In an effort to further the development of e-commerce, the federal Electronic Signatures Act (2000) established uniform national standards for determining the circumstances under which contracts and notifications in electronic form are legally valid.

Description of E-Commerce


Legal standards were also specified regarding the use of an electronic signature ("an electronic sound, symbol, or process, attached to or logically associated with a contract or other record and executed or adopted by a person with the intent to sign the record"), but the law did not specify technological standards for implementing the act.

The act gave electronic signatures a legal standing similar to that of paper signatures, allowing contracts and other agreements, such as those establishing a loan or brokerage account, to be signed on line.Once consumers' worries eased about on-line credit card purchases, e-commerce grew rapidly in the late 1990s.
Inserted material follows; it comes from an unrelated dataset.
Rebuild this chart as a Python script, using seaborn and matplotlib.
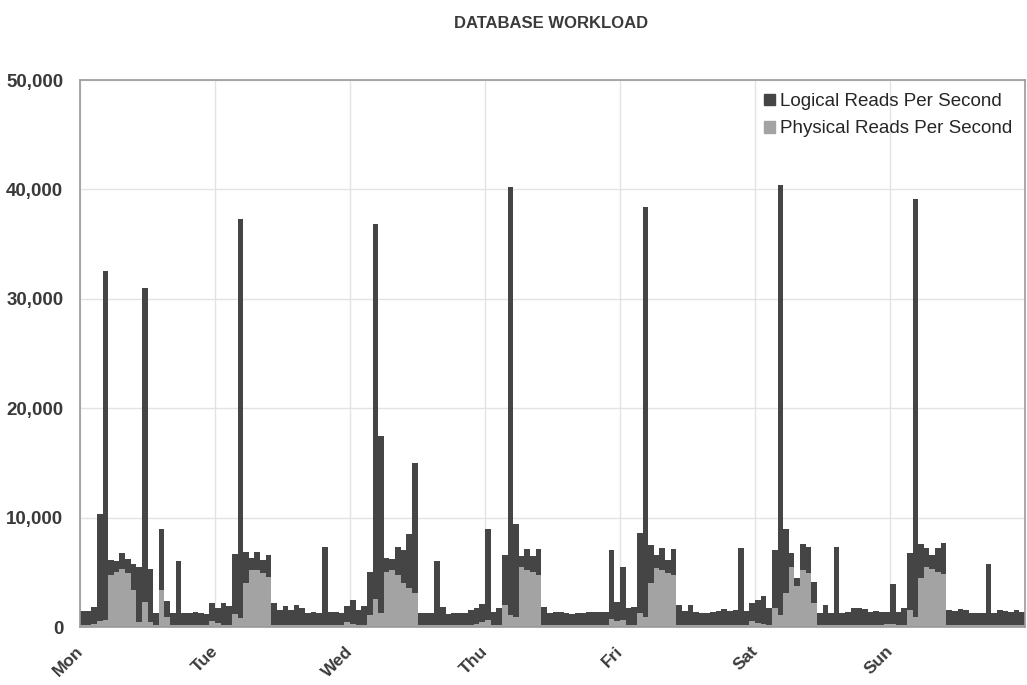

In 1998 on-line retail ("e-tail") sales were $7.2 billion, double the amount in 1997.

On-line retail ordering represented 15% of nonstore sales (which included catalogs, television sales, and direct sales) in 1998, but this constituted only 1% of total retail revenues that year. Books are the most popular on-line product order-with over half of Web shoppers ordering books (one on-line bookseller, Amazon.com, which started in 1995, had revenues of $610 million in 1998)-followed by software, audio compact discs, and personal computers.

Other on-line commerce includes trading of stocks, purchases of airline tickets and groceries, and participation in auctions.